We had several days of rough weather, with rain and wind. Goats and chicks had to stay indoors, which was not what they favoured. We had the goats out on picket and when the first storm came up in the late afternoon, Bucky would have nothing to do with it, and pulled himself loose. He wedged his tether under the lilac though, and he stood there and bawled like a toddler until I rescued him.
The smallest chick suffered an injury to her face last night. I suspect that things got a bit rough around the feed dish, and she took a beak to the noggin. One eyelid is swollen. She seems fine otherwise, eating and drinking, even chirping and beginning to roost on the edge of the dish. We will see how that goes. I checked her frequently today to make sure she isn’t getting bullied, but that doesn’t seem to be the case. Silkies are famous for their good temperaments. I do remember a bit of a squeak from the crate last night, so that may have been the moment of conflict. When I went in to check, all was settled.
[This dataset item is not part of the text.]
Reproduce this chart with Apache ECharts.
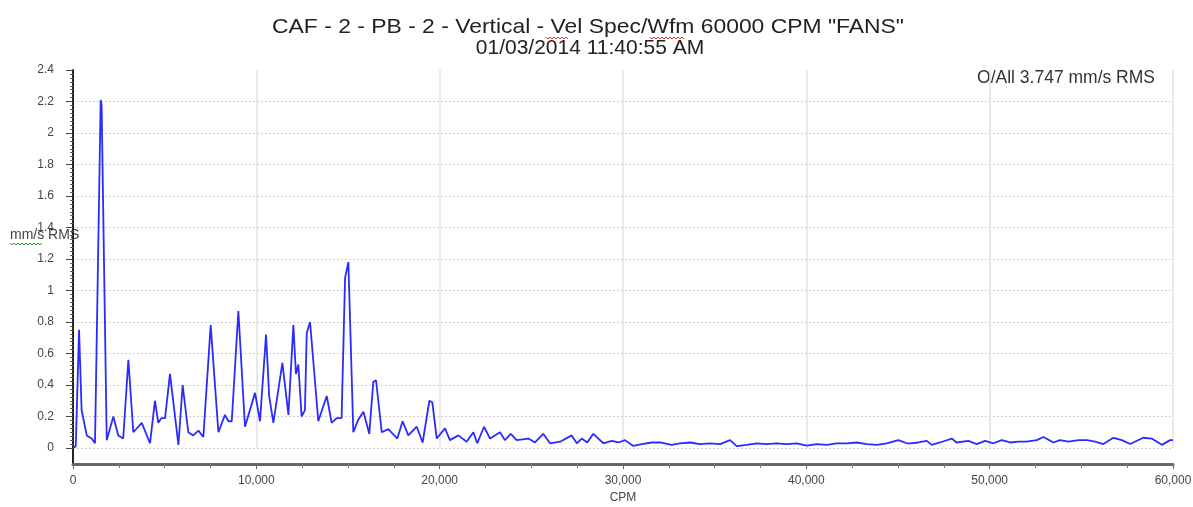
<!DOCTYPE html>
<html>
<head>
<meta charset="utf-8">
<script src="https://cdn.jsdelivr.net/npm/echarts@6/dist/echarts.min.js"></script>
<style>
html,body{margin:0;padding:0;background:#fff;}
#chart{width:1193px;height:507px;}
</style>
</head>
<body>
<div id="chart"></div>
<script>
const titleLine1 = 'CAF - 2 - PB - 2 - Vertical - Vel Spec/Wfm 60000 CPM "FANS"';
const titleLine2 = '01/03/2014 11:40:55 AM';
const yAxisName = 'mm/s RMS';
const xAxisName = 'CPM';
const overallText = 'O/All 3.747 mm/s RMS';

const cpm = [0,150,330,470,750,1020,1200,1510,1560,1840,2200,2470,2740,3020,3290,3750,4200,4470,4650,4830,5020,5290,5750,5980,6290,6560,6840,7110,7510,7930,8290,8480,8660,9020,9380,9930,10200,10530,10700,10930,11420,11750,12020,12160,12290,12470,12650,12750,12930,13380,13840,14110,14380,14650,14840,15020,15290,15560,15840,16160,16380,16530,16840,17200,17690,17980,18290,18750,19070,19440,19600,19840,20290,20560,21020,21470,21840,22050,22420,22750,23290,23560,23880,24200,24840,25200,25650,26020,26570,27200,27480,27750,28050,28380,28930,29380,29750,30110,30560,31020,31570,32020,32660,33110,33660,34200,34750,35300,35840,36200,36750,37300,37840,38390,38930,39480,40020,40570,41110,41660,42200,42750,43300,43840,44390,45020,45480,45650,46110,46570,46840,47290,47930,48200,48840,49290,49750,50200,50660,51110,51570,52020,52570,52930,53480,53840,54300,54840,55300,55750,56200,56750,57210,57660,58380,58840,59390,59840,60000];
const amp = [0.0,0.01,0.75,0.24,0.08,0.06,0.03,2.21,2.18,0.05,0.2,0.08,0.06,0.56,0.10,0.16,0.03,0.30,0.16,0.19,0.19,0.47,0.02,0.40,0.10,0.08,0.11,0.07,0.78,0.10,0.21,0.17,0.17,0.87,0.135,0.35,0.17,0.72,0.33,0.16,0.54,0.21,0.78,0.47,0.53,0.20,0.24,0.73,0.80,0.17,0.33,0.16,0.19,0.19,1.08,1.18,0.10,0.18,0.23,0.09,0.42,0.43,0.10,0.12,0.06,0.17,0.08,0.135,0.035,0.30,0.29,0.06,0.125,0.05,0.08,0.04,0.10,0.03,0.135,0.06,0.10,0.05,0.09,0.05,0.06,0.035,0.09,0.03,0.04,0.08,0.03,0.06,0.035,0.09,0.03,0.045,0.035,0.05,0.013,0.025,0.035,0.035,0.02,0.03,0.035,0.025,0.03,0.025,0.05,0.012,0.02,0.03,0.025,0.03,0.025,0.03,0.015,0.025,0.02,0.03,0.03,0.035,0.025,0.02,0.03,0.05,0.03,0.03,0.035,0.045,0.02,0.035,0.06,0.035,0.045,0.025,0.045,0.03,0.05,0.035,0.04,0.04,0.05,0.07,0.035,0.05,0.04,0.05,0.05,0.04,0.025,0.065,0.05,0.025,0.065,0.06,0.02,0.05,0.05];

const xTickStep = 10000;
const yTickStep = 0.2;

const chart = echarts.init(document.getElementById('chart'), null, {renderer:'canvas'});
const FONT = '"Liberation Sans", Arial, sans-serif';

function wavy(x0, x1, y, color){
  const pts = [];
  let up = true;
  for (let x = x0; x <= x1; x += 2){ pts.push([x, up ? y : y + 2]); up = !up; }
  return {type:'polyline', shape:{points:pts}, style:{stroke:color, lineWidth:1, fill:null}, silent:true, z:10};
}

chart.setOption({
  animation:false,
  backgroundColor:'#ffffff',
  grid:{left:73, right:20, top:70, bottom:59, containLabel:false, outerBoundsMode:'none'},
  xAxis:{
    type:'value', min:0, max:60000, interval:xTickStep,
    offset:16,
    name:xAxisName, nameLocation:'middle', nameGap:28,
    nameTextStyle:{fontFamily:FONT, fontSize:12, color:'#444'},
    axisLine:{show:true, onZero:false, lineStyle:{color:'#666', width:3}},
    axisTick:{show:true, length:5, lineStyle:{color:'#666'}},
    minorTick:{show:true, splitNumber:4, length:4, lineStyle:{color:'#777'}},
    axisLabel:{fontFamily:FONT, fontSize:12, color:'#444', margin:11,
      formatter:v=>v.toLocaleString('en-US')},
    splitLine:{show:true, lineStyle:{color:'#e2e2e2', width:1.5, type:'solid'}}
  },
  yAxis:{
    type:'value', min:0, max:2.4, interval:yTickStep,
    axisLine:{show:true, onZero:false, lineStyle:{color:'#222', width:2}},
    axisTick:{show:true, length:7, lineStyle:{color:'#444'}},
    minorTick:{show:true, splitNumber:8, length:3, lineStyle:{color:'#666'}},
    axisLabel:{fontFamily:FONT, fontSize:12, color:'#444', margin:19,
      formatter:v=>String(Math.round(v*10)/10)},
    splitLine:{show:true, showMaxLine:false, lineStyle:{color:'#cfcfcf', width:1, type:[2,2]}}
  },
  graphic:[
    {type:'text', x:588, y:27, scaleX:1.09, scaleY:1,
      style:{text:titleLine1, font:'21px '+FONT, fill:'#222', align:'center', verticalAlign:'middle'}, silent:true},
    {type:'text', x:590, y:48,
      style:{text:titleLine2, font:'21px '+FONT, fill:'#222', align:'center', verticalAlign:'middle'}, silent:true},
    {type:'line', shape:{x1:73, y1:447, x2:73, y2:465}, style:{stroke:'#222', lineWidth:2}, silent:true},
    {type:'text', left:10, top:228, style:{text:yAxisName, font:'14px '+FONT, fill:'#444'}, silent:true},
    {type:'text', right:38, top:69, style:{text:overallText, font:'17.5px '+FONT, fill:'#333'}, silent:true},
    wavy(10, 42, 243, '#2a9a2a'),
    wavy(546, 568, 37, '#e03030'),
    wavy(650, 684, 37, '#e03030')
  ],
  series:[{
    type:'line',
    data: cpm.map((c,i)=>[c, amp[i]]),
    showSymbol:false,
    smooth:false,
    lineStyle:{color:'#2b2bff', width:1.8},
    itemStyle:{color:'#2b2bff'},
    clip:false
  }]
});
</script>
</body>
</html>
Nicholas has the hen pen almost finished. We have made some changes to reinforce it, so that goats can’t rampage through the wire. I’m hoping that these almost fledged chicks will soon be barn residents. Nicholas keeps their crate immaculate, but pine chips and chick chow seem to dribble out. I cleaned the barn today, after goats had been penned for two days. That’s about as long as I will let it go. It’s bad enough that this is housefly season. We have been chasing and smacking flies for three days, but there always seem to be two or three who are clever and get away. The barn gets a bit nasty with them after a few wet days, and I had to use a kennel spray to keep down the population. It is safe for animal bedding, and it works well. I don’t spray the whole barn, just the worst spots, and pen the goats away from the spray for 24 hours. I’m being overly cautious, but they can take some peculiar ideas into their hard little skulls, and I don’t want them tasting the walls.
We are eating peas, beans, lettuce, radishes and onions from the garden. The tomato plants are setting fruit, so I am anticipating a good crop. Plenty more beans coming along, a few sunflowers, and cucumber and squash are wending through the wild yarrow. All my herbs are doing well, too.
Today was one of those perfect Canadian summer days. The sky was clear as a cold water spring, the breeze was sweet and not too stiff. The air sparkled like a diamond. We reminisced about perfect summer days when we were young. In August, about this time, my sisters and I would spend all the time we could outdoors, riding our bikes, walking in the woods, helping in the garden. (I also spent hours in the kitchen turning the food mill as that produce got canned, but that’s another story.) Nicholas remembered a day like this, late August, when school had just started. He was sixteen. The bus pulled to the curb; he and his good friend Tom got on. They had their brown bag lunches with them.
They looked out the window at the little white clouds scudding by, off Lake Ontario. “Come on,” Nicholas said. “I’m not wasting today.”
“Where are we going?” Tom wanted to know.
“The lake.” They got off the bus, hiked over to the waterfront, and rigged Nicholas’s OK dinghy. They sailed all day, getting sunburned, heading home late. There were consequences, but as Nicholas still says, “It was worth the lecture.”
“Was your dad angry?” I asked. “No,” he said. “It was more that he was jealous.”